Earlier today, OCBC has announced that they are lowering their interest rates for their savings account, marking the fourth round of revision since May last year.
Of course, other than OCBC, other banks have also lowered their interest rates over the past few months as global interest rates continue to remain low.
For OCBC, starting February 1, 2021, OCBC 360 account’s salary bonus interest will be revised downwards according to balances in the account:
Balances up to S$25,000: Drops to 0.3 per cent (previously 0.4 per cent)
Balances between S$25,000 and S$50,000: Drops to 0.6 per cent (previously 0.8 per cent)
Balances between S$50,000 and S$75,000: Remains at 1.2 per cent.
For most people, i’d think he or she can fulfill only the “salary” and “save” criteria consistently, hence potentially earning 0.4% – 0.8% of interest rate.
To put that in context, if you have S$25,000 of savings, you earn S$100 in interest a year, and if you have S$50,000 of savings, you earn S$400 in interest a year.
To be honest, earning S$400 a year on a capital of S$50,000 is really quite low. To earn this S$400, one can easily cut down on his expenses of S$33.33 a month to achieve the same end goal of a +S$400 increase in net worth a year.
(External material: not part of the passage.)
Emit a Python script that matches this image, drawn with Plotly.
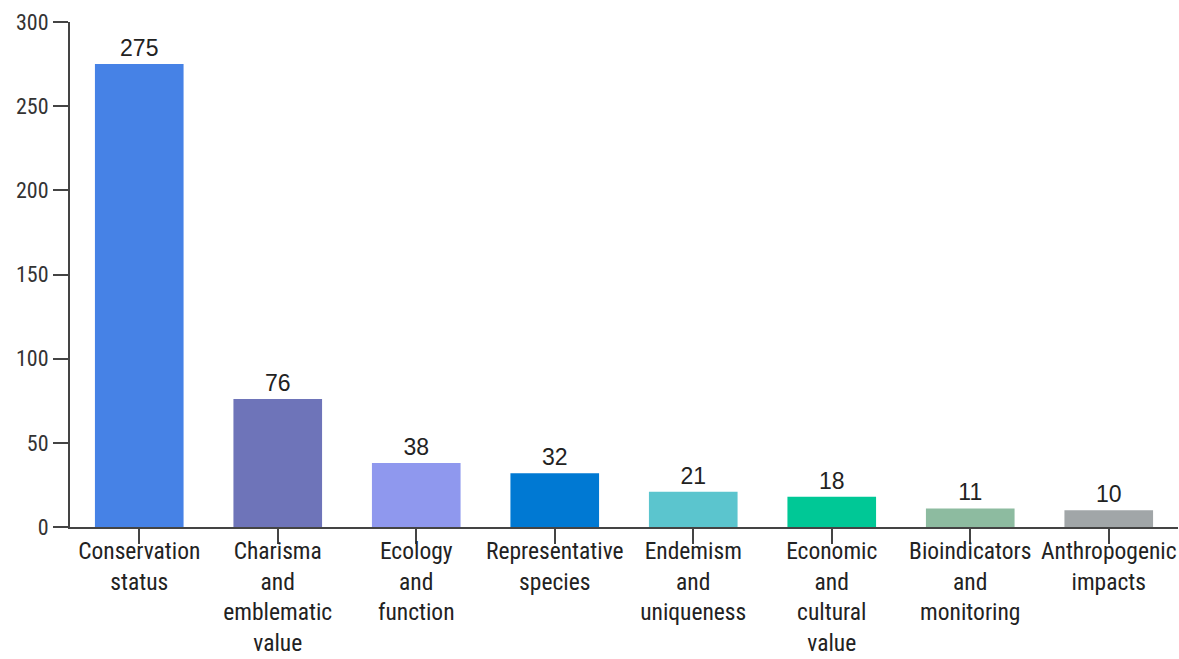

|Action:||Condition:||Result||Impact on net worth|
|Save S$50,000 in savings account||S$50,000 parked in bank|
the whole year
|Annual Interest Rate of S$400||+S$400|
|Reduce monthly expenses by S$33.33||Don’t need S$50,000, money can be deployed elsewhere||Total annual savings: S$400||+S$400|
If one has a long investing time period, it should make more sense for him or her to reallocate this S$50,000 to another income producing assets such as bonds, funds, or even the S&P500. The S&P500 has returned a historic annualized average return of around 10% since its inception.
So if one’s reason for keeping cash inside inside his savings account is to earn the interest rate, it really doesn’t make much sense now due to the low interest rate environment, certainly not as much as S$50,000.
I think the ideal cash for for someone between 25 – 35 should have should be around 3x his monthly expenses. Because the extra cash can be optimized and even be invested in relatively stable large cap tech stocks such as the FAANGs, which are relatively liquid. Even if there is any event that you need to liquidate these stock, it may be unlikely that you will need to liquidate all of the stocks that you have invested in.
But that’s often easier said than done.
Like for us, we make that mistake too: Mr Budget is holding about 7 – 8x his average monthly expenses. At about S$40,000 – S$50,000 of savings, this will only return us ~S$500 in interest earn this year.
If I were completely rational, I would invest half of that into S&P 500 (~10% historical annual return) or buy more amazon stock (~33% annual return last 10 years).
But what to do – our mindset is preset such that we need to see some cash in our savings account so that we feel “safe”. We will always have this flight-to-safety mechanism.